OSMANLI İMPARATORLUĞU OMT’NİN FİİLİ GERÇEKLİĞİDİR
Gelelim Osmanlı Milletler Topluluğu’na. Acaba OMT bir hayal midir? Bugün için resmen tanınmış İMT benzeri bir OMT yok. Lakin bu böylesi bir oluşumun tamamen hayal olduğu anlamına gelmez. Çünkü son yıllarda mesela, Türkiye, Suriye, Ürdün ve Lübnan arasındaki ilişkilerin geldiği düzey İMT ülkelerinin ilişki düzeyinden daha geri değil. Yani İMT ülkeleri arasındaki etkileşim ve alışverişin benzeri bir bütünleşme şu anda Türkiye ile beraber eskiden Osmanlı İmparatorluğu nüfuzunda olan bazı ülkeler arasında zaten var. Çağımızda ulaşılan küresel ve bölgesel ölçekteki iktisadi entegrasyon OMT’nin pratik imkânını yaratmış bulunuyor. Başka bir deyişle OMT halihazırda potansiyel bir gerçekliğe tekabül ediyor. Tarihsel olarak bakılınca Osmanlı İmparatorluğu OMT’nin fiilî gerçekliğidir. Yani Osmanlı İmparatorluğu zaten bir milletler topluluğuydu. “Millet sistemi” denilen yapı bunun ifadesiydi. Dinî aidiyete göre tanımlanan müslim ve gayrimüslim milletlerin toplamıydı Osmanlı. Dahası idari olarak da farklı yerel birimlere verilen otonomi düzeyi (Kırım Hanlığı, Mağrip beylikleri, Balkan prenslikleri, Körfez ve Arap Yarımadası’ndaki emirlikler gibi) zaman içinde değişse de Osmanlı’nın hiçbir zaman yekpare merkezî bir imparatorluk olmadığını, yani değişik birimlerin toplamı olduğunu gösterir. Şüphesiz bu birimleri toplayan çatı sultanlıktır. İngiliz İmparatorluğu İMT’ye evrilmişken Osmanlı İmparatorluğu OMT’ye evrilmemiştir. Şüphesiz bunun sebebi, herkesin bildiği üzere, İngiliz İmparatorluğu’nun, Osmanlı İmparatorluğu’nun yaşadığı yıkım ve tasfiye sürecini yaşamamış olmasıdır. Diğer neden, Elie Kedourie’nin yerinde tespitiyle, Fransız Devrimi’nden sonra Osmanlı coğrafyasına zerk edilen milliyetçilik/ulusçuluk zehridir. Ulusçuluk ideolojisinin yayılmasıyla eski “millet” aidiyetinin yerini “ulus” aidiyeti almıştır. Ulus aidiyetinin millet aidiyetinden farkı; tarihsel bir süreç içinde zamanla oluşan bir aidiyet değil; bizatihi belli kesimlerce oluşturulan, dışlayıcı bir ülkesellik ve merkeziyetçi bir örgütlenme getiren ulus-devlete ve ulusçuluk ideolojisine dayanan bir aidiyet olmasıdır. Bazılarının OMT’yi bir hayal olarak nitelemesinin altında da bu ulusçuluk ideolojisi vardır ve aslında ulusçuluk ideolojisi hâkim olduğu sürece de OMT benzeri oluşumlar hayatiyet bulamaz.

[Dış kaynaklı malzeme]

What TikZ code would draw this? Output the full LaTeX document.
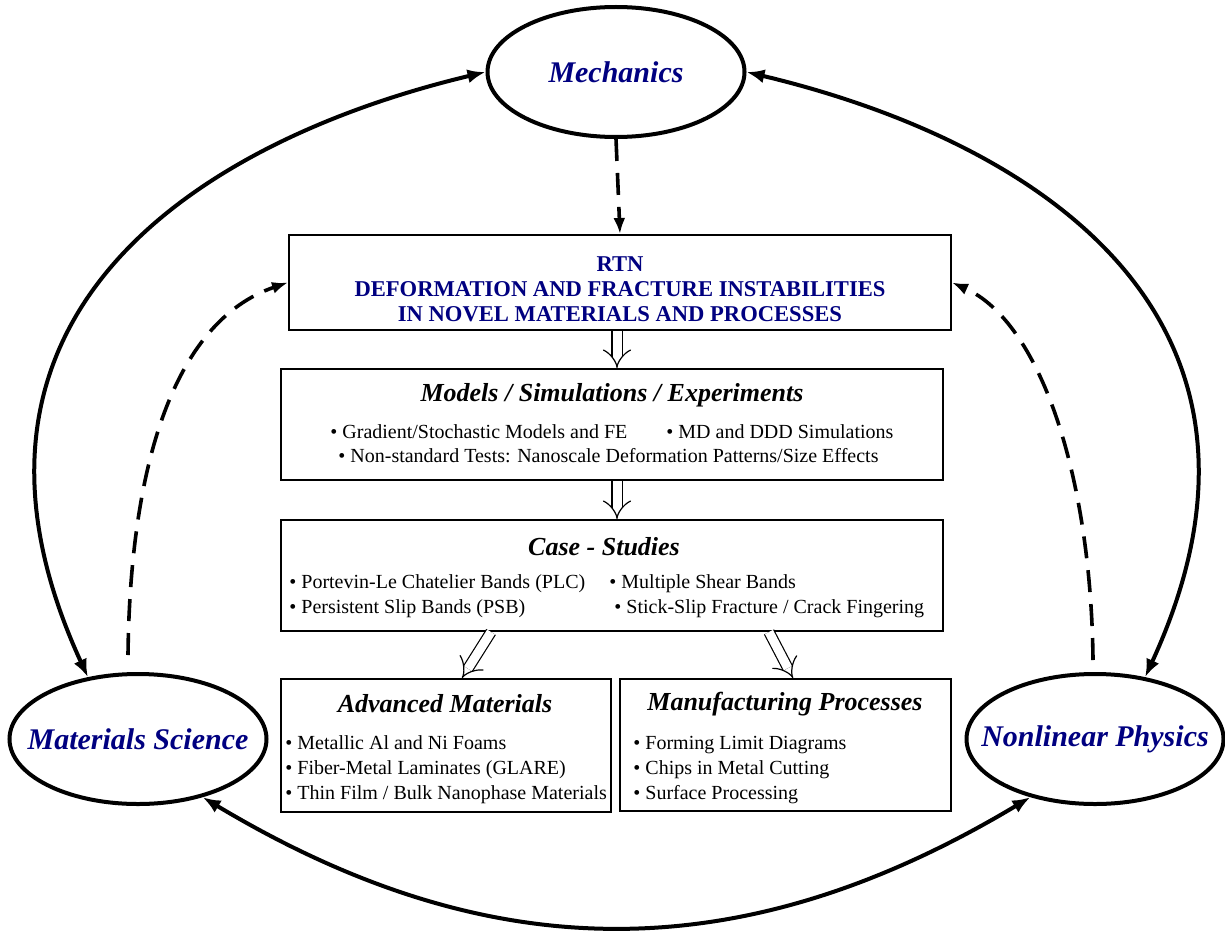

Günümüzde artık tekelci, uniform ve dışlayıcı anlamdaki geleneksel ulus-devlet yapılarının zayıfladığı bir vakıa. Osmanlı İmparatorluğu’nun farklı halkların ve aidiyetlerin barış içinde bir arada yaşamasını sağlamada gösterdiği başarı da tarihsel bir vakıa. Bir an için düşünelim: Ortadoğu, Balkanlar ve Kafkasya’daki ülkeler (yani eski Osmanlı coğrafyası ülkeleri) bir birlik oluşturacak olsalar, “Osmanlı Milletler Topluluğu”ndan daha iyi bir tanımlama bulabilirler mi?